1994: Nachdem eine Granateinschlag auf dem Marktplatz von Sarajevo 69 Menschen tötet zieht die Armee der Republika Srpska ihre schweren Waffen um Sarajevo unter Androhung von Luftschlägen durch die NATO zurück.

Im März unterzeichnen in Washington die Vertreter der Republik Bosnien-Herzegowinas und der Herceg-Bosna einen Friedensvertrag, der die Gründung einer kroatisch-muslimischen Föderation in Bosnien beinhaltet.

Vertreter der sog. Kontaktgruppe (USA, Großbritannien, Russland, Frankreich und Deutschland) legen einen neuen Friedensplan vor, der die Neuordnung des Landes in zwei Entitäten – der Föderation und der RS – und der Gebietsverteilung von 49 zu 51 Prozent beinhaltet. In Belgrad stimmt Milosevic dem Plan zu, während ihn die RS-Führung in Pale ablehnt. Daraufhin verhängt Belgrad Sanktionen gegen die bosnisch-serbische Republik, und befreit sich so teilweise aus der internationalen Isolation.

1995: Im Frühjahr wendet sich das militärische Kräfteverhältnis zu Ungunsten der Armee der Republika Srpska. Die Bosnische Armee und bosnisch-kroatischen Einheiten erobern in gemeinsamen Militäraktionen im Verlauf von Sommer und Herbst weite Gebiete im Westen Bosniens.

In Kroatien gelingt der Armee in zwei kurzen Militäraktionen die Eroberung der serbisch kontrollierten Gebiete, die begleitet wird vom Massenexodus der dortigen Serben.

Nach Angriffsdrohung der NATO nimmt die Armee der RS im Mai 350 UN-Blauhelme als Geiseln und benutzt sie als lebende Schutzschilde.

In der einzigen erfolgreichen Gegenoffensive des Jahres erobern serbische Truppen am 11. Juli 1995 die UN-Schutzzone Srebrenica, und kurz darauf auch die benachbarte Schutzzone Zepa.

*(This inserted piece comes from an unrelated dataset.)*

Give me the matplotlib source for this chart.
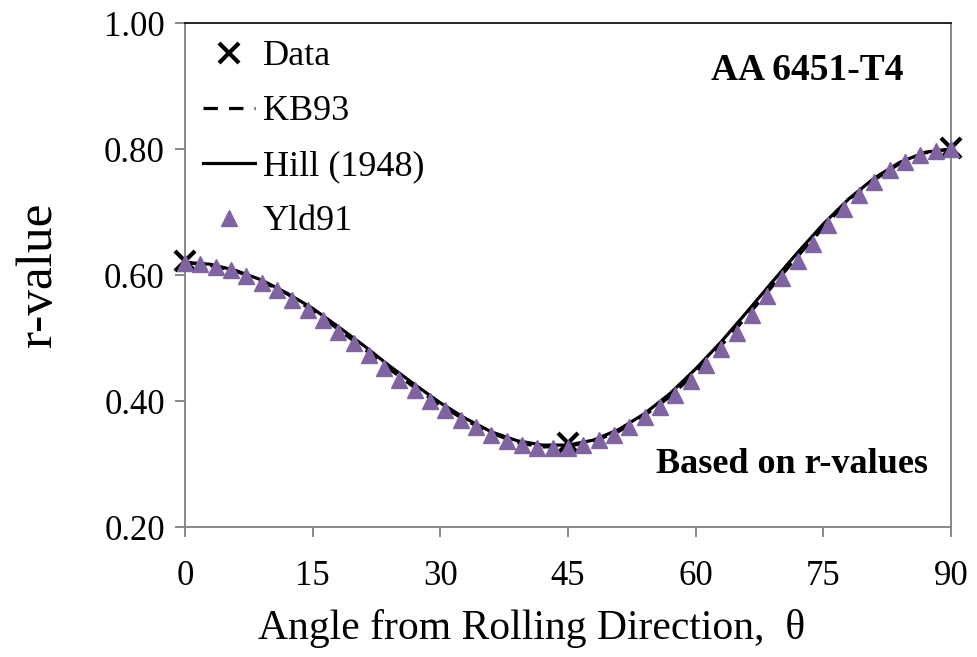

Nachdem ein weiterer Granateinschlag auf dem Markt von Sarajevo Ende August 41 Zivilisten tötet, bombardieren NATO-Kampfflugzeuge erstmals seit Beginn des Bosnienkrieges großflächig Stellungen der bosnisch-serbischen Armee. Daraufhin willigt schließlich die politische Führung der Republika Srpska als letzte der Aufnahme von Friedensverhandlungen auf der Grundlage des Kontaktgruppenplans zu.

Am 21. November unterzeichnen nach dreiwöchigen Verhandlungen unter Federführung des US-Vermittlers Richard Holbrook im amerikanischen Dayton die Vertreter Bosnien-Herzegowinas, der Bundesrepublik Jugoslawiens und Kroatiens das Dayton-Abkommen und beenden damit den Bosnienkrieg. Zentraler Bestandteil des Friedensvertrages ist die Dayton-Verfassung, die einen Staat Bosnien-Herzegowina vorsieht mit schwachen, weitgehend nach ethnischen Kriterien verfassten zentralstaatlichen Institutionen und zwei mit weitreichenden Kompetenzen ausgestatteten Entitäten, die ebenfalls zu weiten Teilen ethnische verfasst sind.

Am 14. Dezember 1995 unterzeichnen in Paris die Präsidenten Izetbegović, Milošević und Tudjman feierlich den Dayton Peace Accord.